(Plotting code records)
/---

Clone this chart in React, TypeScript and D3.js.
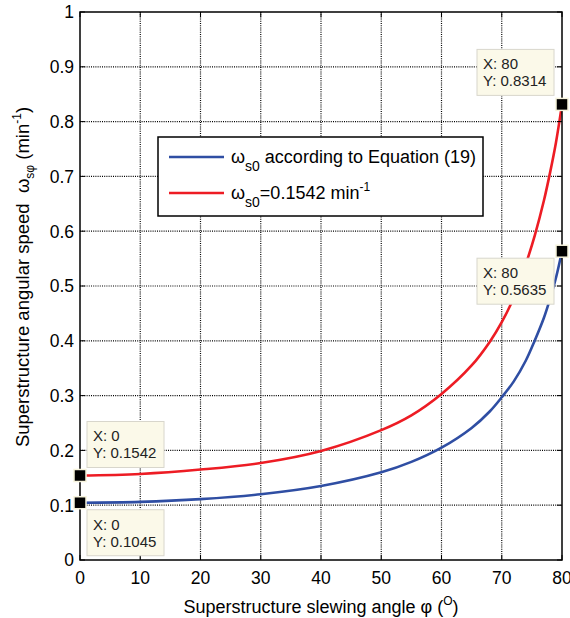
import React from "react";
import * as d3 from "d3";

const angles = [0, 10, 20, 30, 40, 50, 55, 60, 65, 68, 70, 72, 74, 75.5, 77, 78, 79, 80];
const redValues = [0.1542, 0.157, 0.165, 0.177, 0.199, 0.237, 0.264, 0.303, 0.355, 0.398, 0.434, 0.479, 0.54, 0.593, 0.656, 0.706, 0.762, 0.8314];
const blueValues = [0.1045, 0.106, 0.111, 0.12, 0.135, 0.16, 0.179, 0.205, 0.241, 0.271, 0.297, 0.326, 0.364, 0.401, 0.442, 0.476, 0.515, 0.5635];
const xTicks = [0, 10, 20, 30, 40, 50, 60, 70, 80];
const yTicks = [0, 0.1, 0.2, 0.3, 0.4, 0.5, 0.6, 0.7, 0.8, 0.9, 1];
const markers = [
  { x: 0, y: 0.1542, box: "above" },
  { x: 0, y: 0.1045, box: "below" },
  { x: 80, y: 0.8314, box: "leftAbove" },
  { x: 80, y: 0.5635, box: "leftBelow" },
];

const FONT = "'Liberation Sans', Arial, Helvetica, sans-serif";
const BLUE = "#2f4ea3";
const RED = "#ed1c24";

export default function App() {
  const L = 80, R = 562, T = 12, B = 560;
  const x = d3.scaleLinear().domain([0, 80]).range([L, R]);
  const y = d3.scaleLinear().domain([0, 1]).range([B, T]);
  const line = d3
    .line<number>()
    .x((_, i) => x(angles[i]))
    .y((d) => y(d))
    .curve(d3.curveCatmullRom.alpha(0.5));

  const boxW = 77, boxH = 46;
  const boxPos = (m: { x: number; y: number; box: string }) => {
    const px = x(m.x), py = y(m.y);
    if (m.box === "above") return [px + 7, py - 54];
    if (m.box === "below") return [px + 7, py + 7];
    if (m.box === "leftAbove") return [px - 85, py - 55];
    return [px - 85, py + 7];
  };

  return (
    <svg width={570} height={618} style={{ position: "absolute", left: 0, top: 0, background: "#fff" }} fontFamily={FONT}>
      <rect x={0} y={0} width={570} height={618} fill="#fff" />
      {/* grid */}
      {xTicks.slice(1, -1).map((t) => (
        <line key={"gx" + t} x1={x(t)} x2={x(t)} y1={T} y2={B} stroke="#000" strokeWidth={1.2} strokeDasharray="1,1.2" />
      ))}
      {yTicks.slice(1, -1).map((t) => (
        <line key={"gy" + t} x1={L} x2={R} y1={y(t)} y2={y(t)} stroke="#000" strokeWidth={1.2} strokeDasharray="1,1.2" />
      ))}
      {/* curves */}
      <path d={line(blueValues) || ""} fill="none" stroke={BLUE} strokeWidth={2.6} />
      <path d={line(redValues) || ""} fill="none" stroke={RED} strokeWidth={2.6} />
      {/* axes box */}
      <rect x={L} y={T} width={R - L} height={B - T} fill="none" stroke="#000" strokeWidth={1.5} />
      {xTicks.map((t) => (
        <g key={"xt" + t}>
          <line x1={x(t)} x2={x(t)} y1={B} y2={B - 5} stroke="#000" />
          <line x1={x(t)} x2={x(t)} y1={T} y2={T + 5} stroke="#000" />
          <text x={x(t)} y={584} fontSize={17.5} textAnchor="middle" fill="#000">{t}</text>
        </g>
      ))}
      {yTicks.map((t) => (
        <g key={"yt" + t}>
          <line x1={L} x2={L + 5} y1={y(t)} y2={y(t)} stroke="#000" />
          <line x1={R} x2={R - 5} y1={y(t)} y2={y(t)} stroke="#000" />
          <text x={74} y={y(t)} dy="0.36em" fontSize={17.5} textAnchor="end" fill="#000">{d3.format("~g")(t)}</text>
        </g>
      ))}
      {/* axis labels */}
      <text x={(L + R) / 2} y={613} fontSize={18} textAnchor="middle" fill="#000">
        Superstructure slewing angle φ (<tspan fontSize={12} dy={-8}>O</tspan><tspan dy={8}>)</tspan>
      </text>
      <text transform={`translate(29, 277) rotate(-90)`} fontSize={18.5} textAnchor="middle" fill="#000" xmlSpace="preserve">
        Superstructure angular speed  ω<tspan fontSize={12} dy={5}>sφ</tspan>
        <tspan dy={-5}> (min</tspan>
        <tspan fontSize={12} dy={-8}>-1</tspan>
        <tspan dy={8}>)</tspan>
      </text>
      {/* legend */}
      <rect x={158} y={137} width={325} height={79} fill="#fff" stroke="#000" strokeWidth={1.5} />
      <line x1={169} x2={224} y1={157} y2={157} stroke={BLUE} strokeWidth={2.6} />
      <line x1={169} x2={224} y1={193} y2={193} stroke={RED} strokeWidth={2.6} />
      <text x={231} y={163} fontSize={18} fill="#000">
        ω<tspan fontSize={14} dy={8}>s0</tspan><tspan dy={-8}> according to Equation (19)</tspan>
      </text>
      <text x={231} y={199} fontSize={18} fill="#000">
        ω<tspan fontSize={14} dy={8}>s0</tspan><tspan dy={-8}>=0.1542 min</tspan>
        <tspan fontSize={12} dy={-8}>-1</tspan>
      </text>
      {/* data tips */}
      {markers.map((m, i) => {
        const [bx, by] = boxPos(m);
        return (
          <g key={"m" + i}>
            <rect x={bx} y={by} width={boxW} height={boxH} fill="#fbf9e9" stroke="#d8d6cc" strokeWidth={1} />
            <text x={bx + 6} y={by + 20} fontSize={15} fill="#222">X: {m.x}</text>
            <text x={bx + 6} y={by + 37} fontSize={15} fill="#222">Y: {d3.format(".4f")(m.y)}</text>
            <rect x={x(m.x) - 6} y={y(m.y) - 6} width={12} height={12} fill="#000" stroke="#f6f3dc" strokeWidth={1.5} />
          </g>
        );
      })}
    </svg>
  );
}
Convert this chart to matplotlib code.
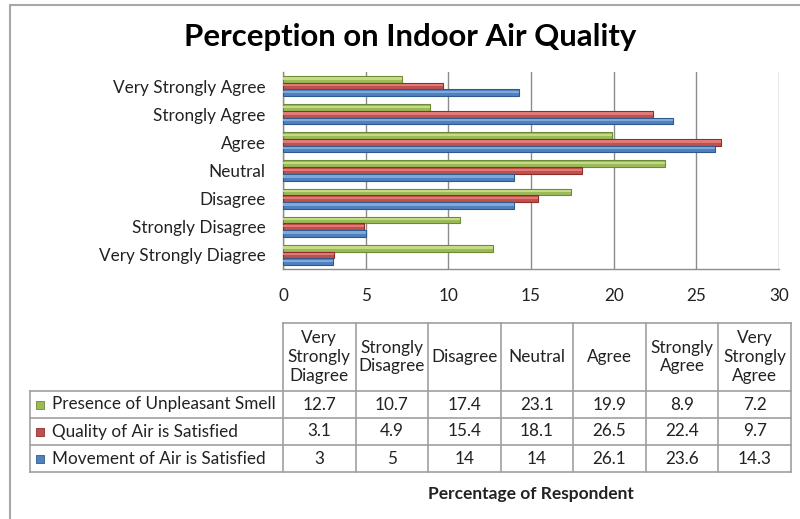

\---

Extract every line from the records above that contains the word "chart".

Clone this chart in React, TypeScript and D3.js.
Convert this chart to matplotlib code.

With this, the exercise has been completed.